■ **Exercise**
Include the line containing "const yAxisTitle = 'Relative" and all lines before it, repeated exactly from the listing below, without pictures.

Code that draws figures

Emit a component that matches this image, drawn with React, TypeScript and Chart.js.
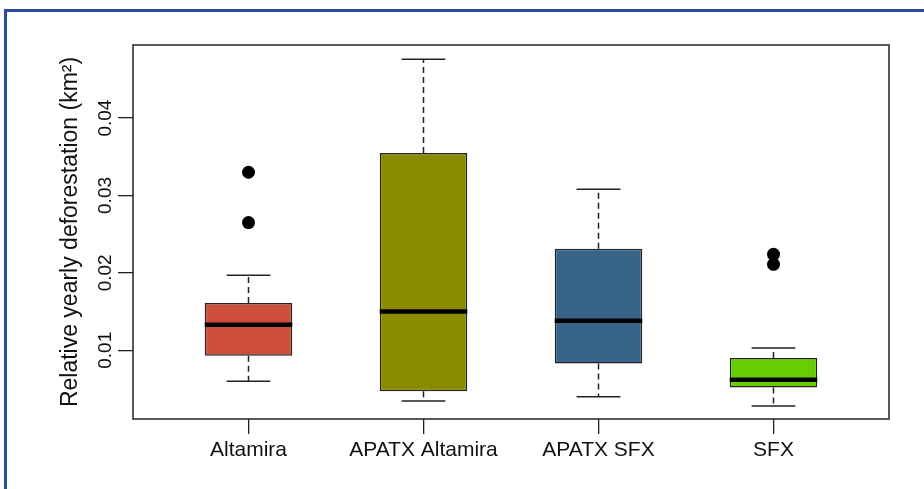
import React, { useEffect, useRef } from 'react';
import { Chart, registerables } from 'chart.js';

Chart.register(...registerables);

const categories = ['Altamira', 'APATX Altamira', 'APATX SFX', 'SFX'];
const lowerWhisker = [0.006, 0.00345, 0.004, 0.0028];
const q1 = [0.0093, 0.0047, 0.0083, 0.0052];
const medians = [0.0133, 0.015, 0.0138, 0.0062];
const q3 = [0.0161, 0.0355, 0.0231, 0.009];
const upperWhisker = [0.0197, 0.0476, 0.0308, 0.0103];
const outliers = [[0.033, 0.0265], [], [], [0.0224, 0.0211]];
const boxColors = ['#CD4F39', '#8B8B00', '#36648B', '#66CD00'];
const yTickValues = [0.01, 0.02, 0.03, 0.04];
const yAxisTitle = 'Relative yearly deforestation (km\u00B2)';

const FONT = '"Liberation Sans", Arial, sans-serif';

const boxplotExtras = {
  id: 'boxplotExtras',
  afterDatasetsDraw(chart: any) {
    const { ctx, scales, chartArea } = chart;
    const xs = scales.x;
    const ys = scales.y;
    const meta = chart.getDatasetMeta(0);
    ctx.save();
    const line = (x1: number, y1: number, x2: number, y2: number) => {
      ctx.beginPath();
      ctx.moveTo(x1, y1);
      ctx.lineTo(x2, y2);
      ctx.stroke();
    };
    categories.forEach((_, i) => {
      const bar = meta.data[i] as any;
      const cx = xs.getPixelForValue(i + 1);
      const half = bar.width / 2;
      const capHalf = half / 2;
      ctx.strokeStyle = '#222';
      ctx.lineWidth = 1.5;
      ctx.lineCap = 'butt';
      ctx.setLineDash([6, 4]);
      line(cx, ys.getPixelForValue(q3[i]), cx, ys.getPixelForValue(upperWhisker[i]));
      line(cx, ys.getPixelForValue(q1[i]), cx, ys.getPixelForValue(lowerWhisker[i]));
      ctx.setLineDash([]);
      const yu = ys.getPixelForValue(upperWhisker[i]);
      const yl = ys.getPixelForValue(lowerWhisker[i]);
      line(cx - capHalf, yu, cx + capHalf, yu);
      line(cx - capHalf, yl, cx + capHalf, yl);
      ctx.strokeStyle = '#000';
      ctx.lineWidth = 4.5;
      const ym = ys.getPixelForValue(medians[i]);
      line(cx - half, ym, cx + half, ym);
    });
    ctx.strokeStyle = '#222';
    ctx.lineWidth = 1.5;
    ctx.strokeRect(chartArea.left, chartArea.top, chartArea.right - chartArea.left, chartArea.bottom - chartArea.top);
    ctx.restore();
  },
};

export default function App() {
  const canvasRef = useRef<HTMLCanvasElement>(null);

  useEffect(() => {
    if (!canvasRef.current) return;
    const outlierPoints: { x: number; y: number }[] = [];
    outliers.forEach((arr, i) => arr.forEach((v) => outlierPoints.push({ x: i + 1, y: v })));

    const chart = new Chart(canvasRef.current, {
      type: 'bar',
      data: {
        datasets: [
          {
            type: 'bar',
            data: categories.map((_, i) => ({ x: i + 1, y: [q1[i], q3[i]] })) as any,
            backgroundColor: boxColors,
            borderColor: '#222',
            borderWidth: 1.5,
            borderSkipped: false,
            barPercentage: 0.5,
            categoryPercentage: 1,
          },
          {
            type: 'scatter',
            data: outlierPoints as any,
            pointRadius: 6.5,
            pointBackgroundColor: '#000',
            pointBorderColor: '#000',
            pointBorderWidth: 0,
          } as any,
        ],
      },
      options: {
        animation: false,
        responsive: true,
        maintainAspectRatio: false,
        layout: { padding: { top: 45, right: 35, left: 0, bottom: 0 } },
        plugins: { legend: { display: false }, tooltip: { enabled: false } },
        scales: {
          x: {
            type: 'linear',
            min: 0.34,
            max: 4.66,
            offset: false,
            afterBuildTicks: (scale: any) => {
              scale.ticks = categories.map((_, i) => ({ value: i + 1 }));
            },
            afterFit: (scale: any) => {
              scale.height = 70;
            },
            border: { display: false },
            grid: { offset: false, drawOnChartArea: false, drawTicks: true, tickLength: 15, color: '#222', lineWidth: 1.3 },
            ticks: {
              autoSkip: false,
              maxRotation: 0,
              minRotation: 0,
              padding: 4,
              color: '#111',
              font: { family: FONT, size: 21 },
              callback: (v: any) => categories[Math.round(Number(v)) - 1] ?? '',
            },
          },
          y: {
            type: 'linear',
            min: 0.00112,
            max: 0.04944,
            afterBuildTicks: (scale: any) => {
              scale.ticks = yTickValues.map((v) => ({ value: v }));
            },
            afterFit: (scale: any) => {
              scale.width = 133;
            },
            border: { display: false },
            grid: { drawOnChartArea: false, drawTicks: true, tickLength: 15, color: '#222', lineWidth: 1.3 },
            ticks: {
              minRotation: 90,
              maxRotation: 90,
              crossAlign: 'center',
              padding: -6,
              color: '#111',
              font: { family: FONT, size: 19 },
              callback: (v: any) => Number(v).toFixed(2),
            },
            title: {
              display: true,
              text: yAxisTitle,
              color: '#111',
              font: { family: FONT, size: 23 },
              padding: { top: 57, bottom: 0 },
            },
          },
        },
      },
      plugins: [boxplotExtras],
    });
    return () => chart.destroy();
  }, []);

  return (
    <div style={{ position: 'fixed', left: 0, top: 0, width: 924, height: 489, overflow: 'hidden', background: '#fff' }}>
      <div
        style={{
          position: 'absolute',
          left: 4,
          top: 9,
          width: 1000,
          height: 1000,
          border: '3px solid #2C4A9E',
          boxSizing: 'border-box',
        }}
      />
      <div style={{ position: 'absolute', left: 0, top: 0, width: 924, height: 489 }}>
        <canvas ref={canvasRef} />
      </div>
    </div>
  );
}
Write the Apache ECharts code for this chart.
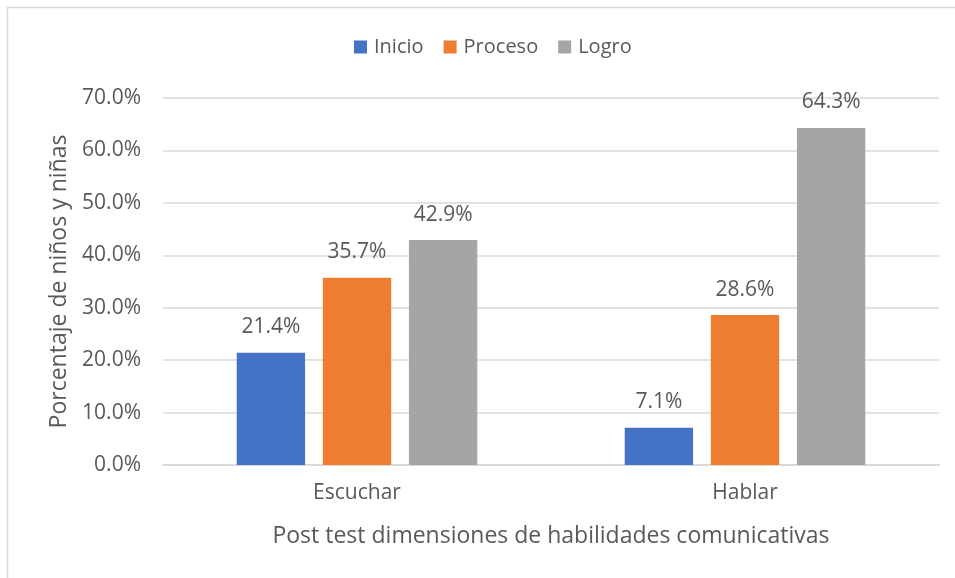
<!DOCTYPE html>
<html>
<head>
<meta charset="utf-8">
<script src="https://cdn.jsdelivr.net/npm/echarts@6/dist/echarts.min.js"></script>
<style>
  html, body { margin: 0; padding: 0; background: #fff; }
  #chart { width: 955px; height: 578px; }
</style>
</head>
<body>
<div id="chart"></div>
<script>
const categories = ['Escuchar', 'Hablar'];
const inicio = [21.4, 7.1];
const proceso = [35.7, 28.6];
const logro = [42.9, 64.3];
const yTicks = [0, 10, 20, 30, 40, 50, 60, 70];

const textColor = '#595959';
const font = 'Open Sans';

const myChart = echarts.init(document.getElementById('chart'));

const barLabel = {
  show: true,
  position: 'top',
  distance: 15,
  color: textColor,
  fontFamily: font,
  fontSize: 21,
  formatter: (p) => `${p.value.toFixed(1)}%`
};

const option = {
  animation: false,
  textStyle: { fontFamily: font },
  color: ['#4472C4', '#ED7D31', '#A5A5A5'],
  graphic: [{
    type: 'rect',
    shape: { x: 7.5, y: 7.5, width: 1000, height: 620 },
    style: { fill: 'none', stroke: '#d9d9d9', lineWidth: 1.5 },
    silent: true
  }],
  legend: {
    top: 32,
    left: 349,
    itemWidth: 13,
    itemHeight: 13,
    itemGap: 20,
    icon: 'rect',
    textStyle: { color: textColor, fontSize: 20, fontFamily: font, padding: [0, 0, 0, 2] },
    data: ['Inicio', 'Proceso', 'Logro']
  },
  grid: { left: 163, right: 16, top: 98, bottom: 113 },
  xAxis: {
    type: 'category',
    data: categories,
    name: 'Post test dimensiones de habilidades comunicativas',
    nameLocation: 'middle',
    nameGap: 60,
    nameTextStyle: { color: textColor, fontSize: 23, fontFamily: font },
    axisLine: { lineStyle: { color: '#d9d9d9', width: 2 } },
    axisTick: { show: false },
    axisLabel: { color: textColor, fontSize: 21, fontFamily: font, margin: 18 }
  },
  yAxis: {
    type: 'value',
    min: yTicks[0],
    max: yTicks[yTicks.length - 1],
    interval: 10,
    name: 'Porcentaje de niños y niñas',
    nameLocation: 'middle',
    nameGap: 90,
    nameTextStyle: { color: textColor, fontSize: 23, fontFamily: font },
    axisLine: { show: false },
    axisTick: { show: false },
    splitLine: { lineStyle: { color: '#d9d9d9', width: 1.5 } },
    axisLabel: {
      color: textColor,
      fontSize: 21,
      fontFamily: font,
      margin: 22,
      formatter: (v) => `${v.toFixed(1)}%`
    }
  },
  series: [
    { name: 'Inicio', type: 'bar', data: inicio, barGap: '26%', barCategoryGap: '38%', label: barLabel },
    { name: 'Proceso', type: 'bar', data: proceso, label: barLabel },
    { name: 'Logro', type: 'bar', data: logro, label: barLabel }
  ]
};

myChart.setOption(option);
</script>
</body>
</html>
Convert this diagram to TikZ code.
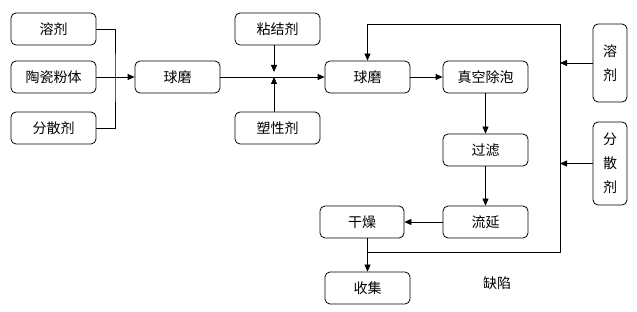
\documentclass[tikz,border=0pt]{standalone}
\usepackage{fontspec}
\setmainfont{Noto Sans CJK SC}
\usetikzlibrary{arrows.meta}
\begin{document}
\begin{tikzpicture}[x=1pt, y=-1pt, >={Triangle[length=7pt,width=6pt]}, line join=round, line width=0.8pt,
	box/.style={draw, rounded corners=5pt, minimum width=85pt, minimum height=32pt, inner sep=0pt, font=\fontsize{14}{16}\selectfont},
	vbox/.style={draw, rounded corners=5pt, minimum width=34pt, inner sep=0pt, align=center, font=\fontsize{14}{24}\selectfont}]
	\useasboundingbox (0,0) rectangle (637,312);
	% left column
	\node[box] (solvent) at (53.5,29) {溶剂};
	\node[box] (powder) at (53.5,77) {陶瓷粉体};
	\node[box] (disp) at (53.5,128) {分散剂};
	\node[box] (mill1) at (177.5,77) {球磨};
	\node[box] (binder) at (277.5,29) {粘结剂};
	\node[box] (plast) at (277.5,128) {塑性剂};
	\node[box] (mill2) at (367.5,77) {球磨};
	\node[box] (degas) at (485.5,77) {真空除泡};
	\node[box] (filter) at (485.5,150) {过滤};
	\node[box] (cast) at (485.5,222) {流延};
	\node[box, minimum width=84pt] (dry) at (362,222) {干燥};
	\node[box] (collect) at (367.5,288) {收集};
	\node[font=\fontsize{14}{16}\selectfont] (defect) at (497,283) {缺陷};
	% right column
	\node[vbox, minimum height=78pt] (solvent2) at (610,63) {溶\\剂};
	\node[vbox, minimum height=83pt] (disp2) at (610,163.5) {分\\散\\剂};
	\coordinate (bus) at (115,77);
	\coordinate (join) at (274,77);
	\coordinate (top) at (560,24);
	\coordinate (bot) at (560,252);
	% connectors
	\draw (solvent) -| (bus) |- (disp);
	\draw[->] (powder) -- (mill1);
	\draw[->] (mill1) -- (mill2);
	\draw[->, shorten >=5pt] (binder.south -| join) -- (join);
	\draw[->] (plast.north -| join) -- (join);
	\draw[->] (mill2) -- (degas);
	\draw[->] (degas) -- (filter);
	\draw[->] (filter) -- (cast);
	\draw[->] (cast) -- (dry);
	\draw[->] (dry.south -| collect) -- (collect);
	\draw[->] (bot -| collect) -- (bot) -- (top) -| (mill2);
	\draw[->] (solvent2.west) -- (solvent2.west -| top);
	\draw[->] (disp2.west) -- (disp2.west -| top);
\end{tikzpicture}
\end{document}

■ **The reply**
Emit a component that matches this image, drawn with React, TypeScript and Chart.js.
import React, { useEffect, useRef } from 'react';
import { Chart, registerables } from 'chart.js';

Chart.register(...registerables);

const categories = ['Altamira', 'APATX Altamira', 'APATX SFX', 'SFX'];
const lowerWhisker = [0.006, 0.00345, 0.004, 0.0028];
const q1 = [0.0093, 0.0047, 0.0083, 0.0052];
const medians = [0.0133, 0.015, 0.0138, 0.0062];
const q3 = [0.0161, 0.0355, 0.0231, 0.009];
const upperWhisker = [0.0197, 0.0476, 0.0308, 0.0103];
const outliers = [[0.033, 0.0265], [], [], [0.0224, 0.0211]];
const boxColors = ['#CD4F39', '#8B8B00', '#36648B', '#66CD00'];
const yTickValues = [0.01, 0.02, 0.03, 0.04];
const yAxisTitle = 'Relative yearly deforestation (km\u00B2)';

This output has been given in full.